Sunday, June 2, 2013

Making It to the Museums on Foot


A Santero sculpture greets musuem walk visitors at Fonda del Sol
For 30 years, the Dupont-Kalorama Museum Consortium here in DC has been offering its Museum Walk Weekend. Today, we made it to 4 of the 9 featured free-for-the-day museums. Some nice revisits and one great new find.

The Heurich House Museum
Completed in 1894, the iconic Victorian house was once home to Christian Heurich, a brewery owner (who at one time was DC's largest non-government employer) and landowner. Heurich, who immigrated to the United States from Germany  in 1866, lived in the house until he died at the age of 102. At the time it was built, the home cost $60,000. Today, with its marble floors, ornate carved fireplaces and shelving, and gilded decorative walls, it is impossible to recreate, thus making the home truly priceless. However, just the land it now sits on is valued at $1.6 million. Eleven of the home's rooms are now open to the public. Before she died in 1956, Heurich's 3rd wife deeded the house to the Columbia Historical Society, of which her husband was a founding member. When the society, now renamed The Historical Society of Washington, DC, moved to new quarters, a non-profit organization was created to operate the home as a museum. One other interesting historical sidelight. When Heurich closed his brewery, the location became the home of the John F. Kennedy Center for the performing arts.

The unique exterior of the Heurich House

The front room of the home with balcony for musicians
The Phillips Collection
Opened to the public in 1921 in the Dupont Circle neighborhood, the Phillips Gallery contains modern paintings on permanent display by Renoir, Rothko, O'Keeffe, Van Gogh and Diebenkorn. To me, the highlight of the collection is The Migration Series by black artist Jacob Lawrence, a masterpiece of narrative paintings portraying the movement of African Americans from the rural South to the industrial North beginning in World War I. The most intriguing current exhibition is Vanitas by Jeanne Silverthorne. Silverthorne uses rubber to create floral reliefs and familiar objects typically found in an artist’s studio. Her sculptures are vanitas — meditations on the brevity of life. 

by Jeanne Silverthorne

Rubber silicone chair
A new discovery and definitely my favorite stop on the museum walk. Founded in 1973, Fondo del Sol contains a collection of pre-Columbian, Santero, and 20th Century Latin-American art, as well as selected Afro-American works. It is billed as the 2nd oldest Latino museum in America behind only the Museo de Barrio in New York City. With its folk and ethnic works, the museum says its mission is to represent and foster the diverse cultures of the Americas and the Caribbean. One intriguing exhibition now on display is the sculpture of Michael Auld.
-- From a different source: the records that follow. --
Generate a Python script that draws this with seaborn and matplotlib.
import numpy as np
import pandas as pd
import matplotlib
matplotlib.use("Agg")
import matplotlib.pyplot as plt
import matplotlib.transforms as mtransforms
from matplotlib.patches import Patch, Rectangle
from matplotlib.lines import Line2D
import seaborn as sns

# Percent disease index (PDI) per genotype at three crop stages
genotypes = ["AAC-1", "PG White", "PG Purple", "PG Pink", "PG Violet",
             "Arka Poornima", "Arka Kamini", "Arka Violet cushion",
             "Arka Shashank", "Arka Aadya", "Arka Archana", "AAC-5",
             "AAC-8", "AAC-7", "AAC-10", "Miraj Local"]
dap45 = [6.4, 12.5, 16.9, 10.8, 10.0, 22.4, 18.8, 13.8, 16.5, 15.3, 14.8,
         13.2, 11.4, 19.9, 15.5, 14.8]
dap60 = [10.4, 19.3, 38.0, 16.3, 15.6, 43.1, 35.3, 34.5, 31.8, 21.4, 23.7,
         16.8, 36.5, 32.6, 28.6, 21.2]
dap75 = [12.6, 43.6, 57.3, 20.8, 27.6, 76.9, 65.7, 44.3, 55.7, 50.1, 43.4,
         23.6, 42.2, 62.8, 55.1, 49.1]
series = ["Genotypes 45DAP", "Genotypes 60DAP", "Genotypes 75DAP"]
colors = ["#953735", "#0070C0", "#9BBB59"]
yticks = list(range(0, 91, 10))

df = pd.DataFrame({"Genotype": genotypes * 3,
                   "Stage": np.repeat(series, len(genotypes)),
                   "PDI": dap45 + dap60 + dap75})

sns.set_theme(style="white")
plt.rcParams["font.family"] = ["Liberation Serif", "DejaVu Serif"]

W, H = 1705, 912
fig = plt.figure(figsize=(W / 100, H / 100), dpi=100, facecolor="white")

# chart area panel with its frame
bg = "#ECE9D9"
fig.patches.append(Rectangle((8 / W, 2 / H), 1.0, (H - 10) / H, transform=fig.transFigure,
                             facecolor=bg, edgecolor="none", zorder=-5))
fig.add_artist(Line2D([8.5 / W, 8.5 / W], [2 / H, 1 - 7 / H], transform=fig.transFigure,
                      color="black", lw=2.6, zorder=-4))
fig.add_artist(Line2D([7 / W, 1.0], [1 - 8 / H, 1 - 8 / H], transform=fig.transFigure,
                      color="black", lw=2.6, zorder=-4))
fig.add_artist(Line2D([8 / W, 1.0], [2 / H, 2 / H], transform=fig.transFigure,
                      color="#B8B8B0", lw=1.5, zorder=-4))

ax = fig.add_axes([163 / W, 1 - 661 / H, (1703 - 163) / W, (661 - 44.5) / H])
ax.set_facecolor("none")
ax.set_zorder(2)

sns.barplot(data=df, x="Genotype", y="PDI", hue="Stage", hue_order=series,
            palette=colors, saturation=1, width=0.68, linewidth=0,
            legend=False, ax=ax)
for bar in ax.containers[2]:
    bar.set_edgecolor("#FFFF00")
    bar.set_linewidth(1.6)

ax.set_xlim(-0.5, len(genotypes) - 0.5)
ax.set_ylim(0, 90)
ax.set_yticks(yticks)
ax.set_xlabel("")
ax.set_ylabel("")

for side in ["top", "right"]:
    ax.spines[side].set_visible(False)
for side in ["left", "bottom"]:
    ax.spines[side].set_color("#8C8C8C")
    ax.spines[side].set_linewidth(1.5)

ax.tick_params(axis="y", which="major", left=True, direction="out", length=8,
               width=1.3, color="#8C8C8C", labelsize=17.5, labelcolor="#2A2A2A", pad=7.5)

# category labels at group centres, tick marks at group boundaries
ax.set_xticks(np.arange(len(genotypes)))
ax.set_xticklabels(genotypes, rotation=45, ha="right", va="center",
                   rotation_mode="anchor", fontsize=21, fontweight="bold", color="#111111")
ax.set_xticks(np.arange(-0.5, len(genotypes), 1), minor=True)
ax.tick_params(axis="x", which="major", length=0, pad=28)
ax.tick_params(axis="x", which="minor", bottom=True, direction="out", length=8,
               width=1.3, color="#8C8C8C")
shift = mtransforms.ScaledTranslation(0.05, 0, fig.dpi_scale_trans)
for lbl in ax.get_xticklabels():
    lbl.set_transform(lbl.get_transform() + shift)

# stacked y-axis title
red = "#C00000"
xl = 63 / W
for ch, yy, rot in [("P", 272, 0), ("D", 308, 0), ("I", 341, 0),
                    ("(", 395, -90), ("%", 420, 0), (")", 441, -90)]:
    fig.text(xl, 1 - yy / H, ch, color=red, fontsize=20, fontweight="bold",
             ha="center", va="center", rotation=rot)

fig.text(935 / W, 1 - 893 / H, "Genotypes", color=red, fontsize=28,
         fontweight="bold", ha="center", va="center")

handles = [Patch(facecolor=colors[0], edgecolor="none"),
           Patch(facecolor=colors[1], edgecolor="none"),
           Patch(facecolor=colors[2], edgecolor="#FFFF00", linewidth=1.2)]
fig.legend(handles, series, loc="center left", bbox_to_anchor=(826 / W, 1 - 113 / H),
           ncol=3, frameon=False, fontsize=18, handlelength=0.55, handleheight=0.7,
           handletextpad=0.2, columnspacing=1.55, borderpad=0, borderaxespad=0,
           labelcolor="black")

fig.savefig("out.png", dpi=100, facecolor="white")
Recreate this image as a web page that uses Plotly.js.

Michael Auld sculpture based on a birdman carving found in a Jamaica cave in  the 1700s

"Dona Sebastian Carreda" by Gloria Cordova
The Woodrow Wilson House
This restored home of former President Woodrow Wilson is the only presidential museum in DC. Wilson, who moved to this house directly from the White House after the end of his 2 terms, lived in the house from 1921 until he died in 1924. His wife, however, lived here until her death in 1961. Wilson's public career and his life as an educator and private citizen are traced in a collection of White House objects, gifts of state from around the world, family items, and personal mementos.

President Wilson throws out the ceremonial 1st pitch in DC

The actual radio microphone that Wilson used to broadcast  his Armistace Day 
Tales, Tidbits, and Tips
Ebony Rose performs the Phillips Collection
Our 3-hour museum walk/visit also featured a surprise musical sub-theme. At the Heurich House, we discovered an open 2nd floor balcony that was designed for live musical performances that could be heard in the entire downstairs portion of the home. At the Phillips, in preparation for the annual DC Jazz Festival (June 5 to 16) we heard the jazz stylings of  Ebony Rose. At the Fondo del Sol, we were treated to recorded Afro-Caribbean songs, including the strangest most-Voodoo like version of Guantanamera I've ever heard. Finally, to set a period mood, songs from the 1920's were playing at the Woodrow Wilson House.